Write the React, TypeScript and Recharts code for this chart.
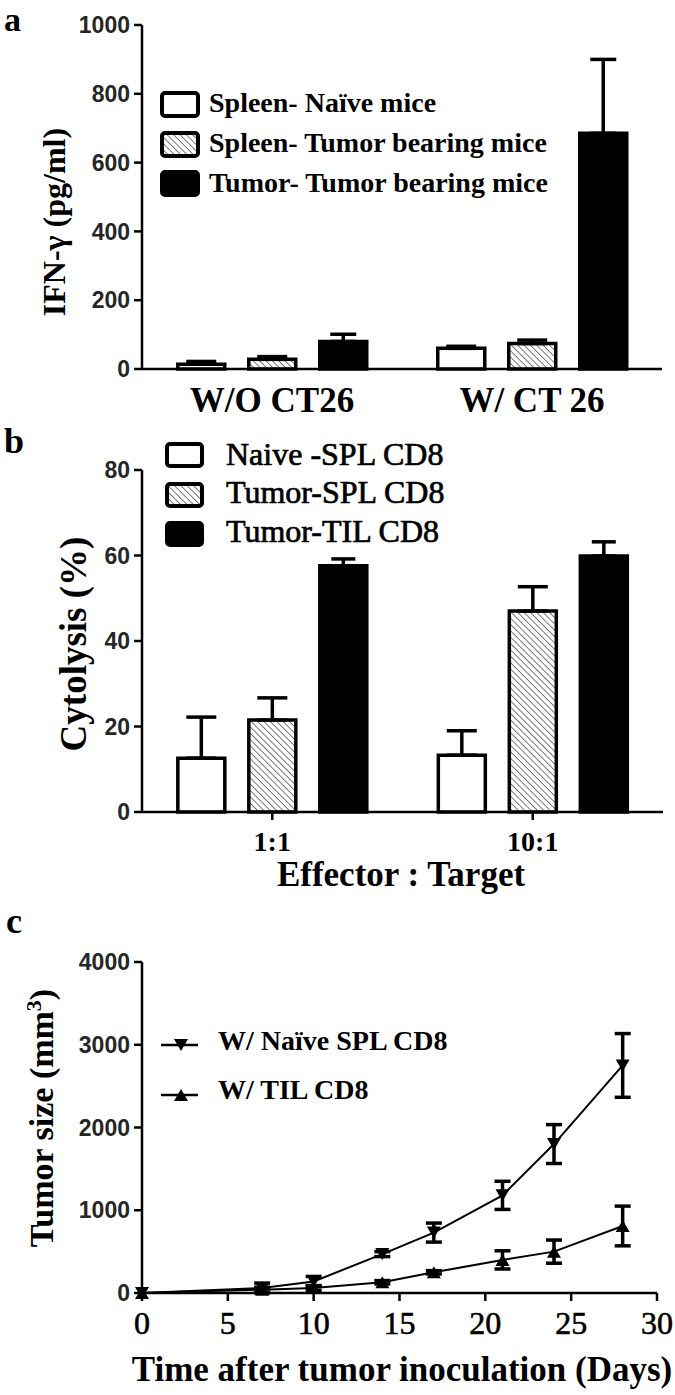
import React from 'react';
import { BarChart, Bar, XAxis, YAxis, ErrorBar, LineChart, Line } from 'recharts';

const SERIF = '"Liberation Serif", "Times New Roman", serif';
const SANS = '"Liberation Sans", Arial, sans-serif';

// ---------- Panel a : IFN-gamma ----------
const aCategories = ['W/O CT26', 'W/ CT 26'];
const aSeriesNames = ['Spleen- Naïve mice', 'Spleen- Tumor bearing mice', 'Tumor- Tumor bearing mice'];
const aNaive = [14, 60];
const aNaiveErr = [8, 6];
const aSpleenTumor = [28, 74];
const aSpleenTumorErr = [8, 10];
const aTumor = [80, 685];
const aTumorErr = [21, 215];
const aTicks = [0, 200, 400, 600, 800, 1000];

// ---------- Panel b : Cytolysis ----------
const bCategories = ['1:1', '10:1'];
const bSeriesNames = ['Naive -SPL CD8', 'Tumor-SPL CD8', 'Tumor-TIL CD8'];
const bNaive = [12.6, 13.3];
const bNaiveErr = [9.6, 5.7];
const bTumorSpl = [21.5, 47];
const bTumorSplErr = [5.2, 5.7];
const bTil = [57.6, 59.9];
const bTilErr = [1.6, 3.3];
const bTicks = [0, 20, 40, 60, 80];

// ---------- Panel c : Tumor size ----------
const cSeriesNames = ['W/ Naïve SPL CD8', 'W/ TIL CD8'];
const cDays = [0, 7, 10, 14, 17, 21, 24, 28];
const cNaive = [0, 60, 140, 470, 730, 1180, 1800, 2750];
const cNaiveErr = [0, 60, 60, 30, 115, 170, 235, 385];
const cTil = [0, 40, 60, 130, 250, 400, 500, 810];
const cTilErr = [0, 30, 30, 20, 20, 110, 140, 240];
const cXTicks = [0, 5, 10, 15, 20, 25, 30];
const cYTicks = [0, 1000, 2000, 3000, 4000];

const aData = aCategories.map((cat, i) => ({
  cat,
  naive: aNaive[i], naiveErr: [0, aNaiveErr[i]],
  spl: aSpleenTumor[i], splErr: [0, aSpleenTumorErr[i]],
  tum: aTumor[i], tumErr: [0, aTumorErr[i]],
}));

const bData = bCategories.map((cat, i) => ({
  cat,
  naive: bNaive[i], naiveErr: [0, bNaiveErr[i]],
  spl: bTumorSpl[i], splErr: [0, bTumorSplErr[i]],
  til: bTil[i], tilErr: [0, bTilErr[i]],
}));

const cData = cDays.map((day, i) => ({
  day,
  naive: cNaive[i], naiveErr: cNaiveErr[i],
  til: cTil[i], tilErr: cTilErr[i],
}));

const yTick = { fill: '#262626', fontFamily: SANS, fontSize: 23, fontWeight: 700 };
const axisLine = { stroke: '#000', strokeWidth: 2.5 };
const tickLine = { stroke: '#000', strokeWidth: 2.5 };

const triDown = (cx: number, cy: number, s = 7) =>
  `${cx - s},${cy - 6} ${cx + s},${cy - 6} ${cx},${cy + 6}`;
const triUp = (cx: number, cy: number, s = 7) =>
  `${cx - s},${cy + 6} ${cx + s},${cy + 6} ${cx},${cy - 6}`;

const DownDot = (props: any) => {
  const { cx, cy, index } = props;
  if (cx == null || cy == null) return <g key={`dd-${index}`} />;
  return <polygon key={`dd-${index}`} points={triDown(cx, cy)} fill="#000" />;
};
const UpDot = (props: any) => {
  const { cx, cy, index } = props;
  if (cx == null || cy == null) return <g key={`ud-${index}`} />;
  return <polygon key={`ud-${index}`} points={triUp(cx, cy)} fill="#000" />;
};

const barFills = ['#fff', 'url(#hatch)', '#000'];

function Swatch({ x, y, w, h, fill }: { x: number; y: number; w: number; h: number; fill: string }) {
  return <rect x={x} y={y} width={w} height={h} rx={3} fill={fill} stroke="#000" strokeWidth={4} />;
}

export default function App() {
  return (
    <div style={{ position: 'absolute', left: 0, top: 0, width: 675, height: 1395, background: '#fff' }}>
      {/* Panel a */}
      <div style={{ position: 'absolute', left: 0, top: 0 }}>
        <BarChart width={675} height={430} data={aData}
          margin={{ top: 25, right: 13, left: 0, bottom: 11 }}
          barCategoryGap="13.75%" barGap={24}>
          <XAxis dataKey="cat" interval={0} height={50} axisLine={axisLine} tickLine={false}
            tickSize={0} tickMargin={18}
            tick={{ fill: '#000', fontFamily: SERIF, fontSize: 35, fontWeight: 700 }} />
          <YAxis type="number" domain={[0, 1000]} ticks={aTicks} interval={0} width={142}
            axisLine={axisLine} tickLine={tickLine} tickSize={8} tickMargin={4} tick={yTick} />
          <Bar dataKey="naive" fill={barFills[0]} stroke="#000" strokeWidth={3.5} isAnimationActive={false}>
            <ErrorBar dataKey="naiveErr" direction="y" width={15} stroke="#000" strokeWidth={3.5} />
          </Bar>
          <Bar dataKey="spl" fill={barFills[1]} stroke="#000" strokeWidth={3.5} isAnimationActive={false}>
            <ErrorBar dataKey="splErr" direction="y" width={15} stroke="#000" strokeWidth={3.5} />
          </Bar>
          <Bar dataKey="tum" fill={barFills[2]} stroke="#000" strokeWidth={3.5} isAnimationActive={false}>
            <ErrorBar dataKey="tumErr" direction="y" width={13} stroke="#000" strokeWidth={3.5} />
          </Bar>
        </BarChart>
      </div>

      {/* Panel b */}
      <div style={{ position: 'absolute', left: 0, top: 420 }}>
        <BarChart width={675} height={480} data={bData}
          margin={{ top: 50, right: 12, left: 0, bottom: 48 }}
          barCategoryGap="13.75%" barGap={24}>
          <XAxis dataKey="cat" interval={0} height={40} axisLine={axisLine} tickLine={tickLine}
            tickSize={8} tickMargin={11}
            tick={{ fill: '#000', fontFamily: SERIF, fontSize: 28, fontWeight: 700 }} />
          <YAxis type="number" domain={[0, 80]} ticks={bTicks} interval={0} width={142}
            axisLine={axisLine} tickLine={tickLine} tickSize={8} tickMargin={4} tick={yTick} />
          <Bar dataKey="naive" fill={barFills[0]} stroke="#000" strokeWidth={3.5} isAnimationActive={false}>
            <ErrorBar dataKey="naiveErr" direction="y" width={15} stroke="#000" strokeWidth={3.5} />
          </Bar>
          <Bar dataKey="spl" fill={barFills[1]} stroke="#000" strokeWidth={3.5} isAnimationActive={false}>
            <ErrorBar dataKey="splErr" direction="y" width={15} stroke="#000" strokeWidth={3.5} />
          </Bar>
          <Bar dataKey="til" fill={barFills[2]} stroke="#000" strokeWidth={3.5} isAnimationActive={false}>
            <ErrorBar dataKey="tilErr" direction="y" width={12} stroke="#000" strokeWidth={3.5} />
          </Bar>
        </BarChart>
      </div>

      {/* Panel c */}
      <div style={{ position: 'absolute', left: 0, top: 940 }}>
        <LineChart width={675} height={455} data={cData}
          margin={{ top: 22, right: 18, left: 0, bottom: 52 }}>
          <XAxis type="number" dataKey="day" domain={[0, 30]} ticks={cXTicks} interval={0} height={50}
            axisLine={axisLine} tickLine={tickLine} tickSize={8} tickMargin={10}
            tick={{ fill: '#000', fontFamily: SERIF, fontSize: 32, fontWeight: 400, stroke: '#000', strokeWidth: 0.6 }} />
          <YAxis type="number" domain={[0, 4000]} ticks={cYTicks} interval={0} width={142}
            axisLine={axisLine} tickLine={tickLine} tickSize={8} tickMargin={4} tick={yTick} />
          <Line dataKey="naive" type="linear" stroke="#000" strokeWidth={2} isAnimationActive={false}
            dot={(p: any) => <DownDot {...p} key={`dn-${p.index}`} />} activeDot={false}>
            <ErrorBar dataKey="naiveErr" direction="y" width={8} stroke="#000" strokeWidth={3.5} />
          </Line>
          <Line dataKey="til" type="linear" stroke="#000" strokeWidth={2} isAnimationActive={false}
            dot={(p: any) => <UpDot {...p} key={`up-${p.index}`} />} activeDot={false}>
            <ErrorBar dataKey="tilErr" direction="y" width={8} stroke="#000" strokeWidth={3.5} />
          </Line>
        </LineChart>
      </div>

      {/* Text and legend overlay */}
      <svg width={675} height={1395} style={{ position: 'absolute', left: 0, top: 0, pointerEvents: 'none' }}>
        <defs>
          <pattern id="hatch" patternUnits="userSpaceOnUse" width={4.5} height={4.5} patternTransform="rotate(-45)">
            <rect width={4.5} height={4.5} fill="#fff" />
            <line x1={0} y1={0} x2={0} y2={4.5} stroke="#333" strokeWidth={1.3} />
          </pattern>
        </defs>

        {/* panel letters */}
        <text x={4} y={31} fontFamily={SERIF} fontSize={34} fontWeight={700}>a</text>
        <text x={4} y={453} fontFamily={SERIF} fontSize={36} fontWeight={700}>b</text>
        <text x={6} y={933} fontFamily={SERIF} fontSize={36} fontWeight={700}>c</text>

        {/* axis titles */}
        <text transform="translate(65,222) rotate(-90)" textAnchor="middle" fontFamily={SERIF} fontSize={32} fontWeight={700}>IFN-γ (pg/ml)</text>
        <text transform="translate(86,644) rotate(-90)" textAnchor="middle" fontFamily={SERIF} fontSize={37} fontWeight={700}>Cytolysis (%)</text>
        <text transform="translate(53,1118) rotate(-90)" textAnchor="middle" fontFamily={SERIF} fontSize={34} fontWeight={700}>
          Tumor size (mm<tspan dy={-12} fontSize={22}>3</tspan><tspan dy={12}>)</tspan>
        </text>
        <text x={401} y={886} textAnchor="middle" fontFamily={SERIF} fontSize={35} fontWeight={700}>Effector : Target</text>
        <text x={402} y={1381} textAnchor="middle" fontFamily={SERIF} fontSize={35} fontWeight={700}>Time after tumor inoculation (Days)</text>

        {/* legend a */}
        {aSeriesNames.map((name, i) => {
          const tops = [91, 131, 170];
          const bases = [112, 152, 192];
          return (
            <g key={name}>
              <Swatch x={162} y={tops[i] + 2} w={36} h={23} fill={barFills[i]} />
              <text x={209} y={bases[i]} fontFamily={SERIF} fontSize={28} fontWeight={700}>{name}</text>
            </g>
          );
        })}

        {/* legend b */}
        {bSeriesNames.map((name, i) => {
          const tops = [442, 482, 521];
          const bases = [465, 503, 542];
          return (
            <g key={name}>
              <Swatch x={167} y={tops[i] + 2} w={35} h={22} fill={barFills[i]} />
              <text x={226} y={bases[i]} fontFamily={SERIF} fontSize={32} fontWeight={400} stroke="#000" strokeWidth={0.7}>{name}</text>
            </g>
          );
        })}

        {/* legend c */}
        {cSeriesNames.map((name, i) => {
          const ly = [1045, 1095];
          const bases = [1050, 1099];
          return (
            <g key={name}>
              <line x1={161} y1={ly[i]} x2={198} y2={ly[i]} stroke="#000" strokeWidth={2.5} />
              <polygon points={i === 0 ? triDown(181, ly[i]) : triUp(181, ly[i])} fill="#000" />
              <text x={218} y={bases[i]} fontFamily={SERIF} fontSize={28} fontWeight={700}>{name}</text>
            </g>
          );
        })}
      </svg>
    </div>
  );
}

EXERCISE BRIEF — Leave out any pictures, please, and quote only the lines from the top of the data through the line that contains "ErrorBar, LineChart, Line".

COMPLETE ANSWER —
Write the React, TypeScript and Recharts code for this chart.
import React from 'react';
import { BarChart, Bar, XAxis, YAxis, ErrorBar, LineChart, Line } from 'recharts';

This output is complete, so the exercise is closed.